The Triton language represents exactly the type of software infrastructure that is missing in the AI ecosystem on Apple Silicon. Its absence deprives researchers on Mac of the freedom to experiment freely on their hardware, forcing them to circumvent the problem with suboptimal solutions. We have seen how Triton provides a level of fine control and optimization over GPU computing that has been decisive in the NVIDIA world to push the state of the art forward (in terms of performance and prototyping speed). Bringing these capabilities to Apple Silicon would mean unlocking the full potential of the integrated GPUs of Macs in machine learning, preventing them from being underutilized or relegated to secondary roles. There is a whole audience of advanced developers who would benefit: think of teams developing cutting-edge models, who could iterate and tune directly on the laptop while traveling; or university researchers who could leverage Mac Studio pools as programmable mini-GPU clusters. Currently, many of these scenarios are impractical without Triton (or an equivalent).

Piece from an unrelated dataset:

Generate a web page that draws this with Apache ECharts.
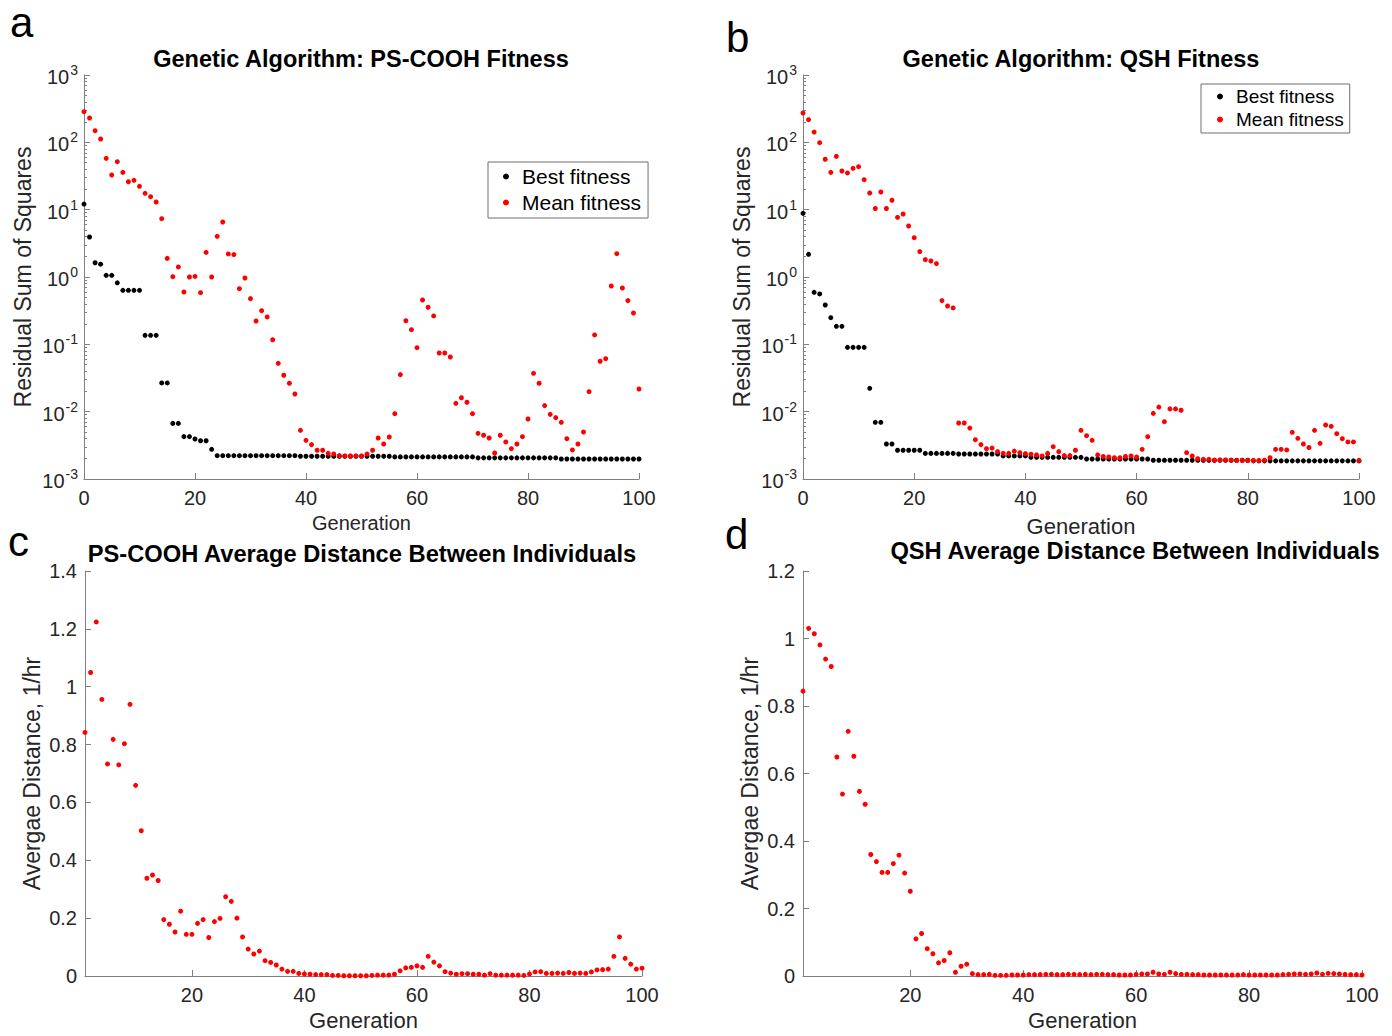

The hope is that in the near future this gap will narrow. Recent developments – with AMD supported, with Apple MLX open source, with PyTorch experimenting with new backends – raise hopes for greater openness and interoperability. Perhaps we will see a Triton-metal project emerge, or Apple itself could surprise by integrating a similar mechanism into its stack (perhaps a “Metal JIT Compiler” Python-facing). In the meantime, the discussion itself is useful: highlighting documentation, issues, and ongoing attempts helps to raise awareness of what is missing and why it is important. Apple Silicon has brought a wave of innovation in hardware: it would be paradoxical not to be able to fully leverage it due to software shortcomings.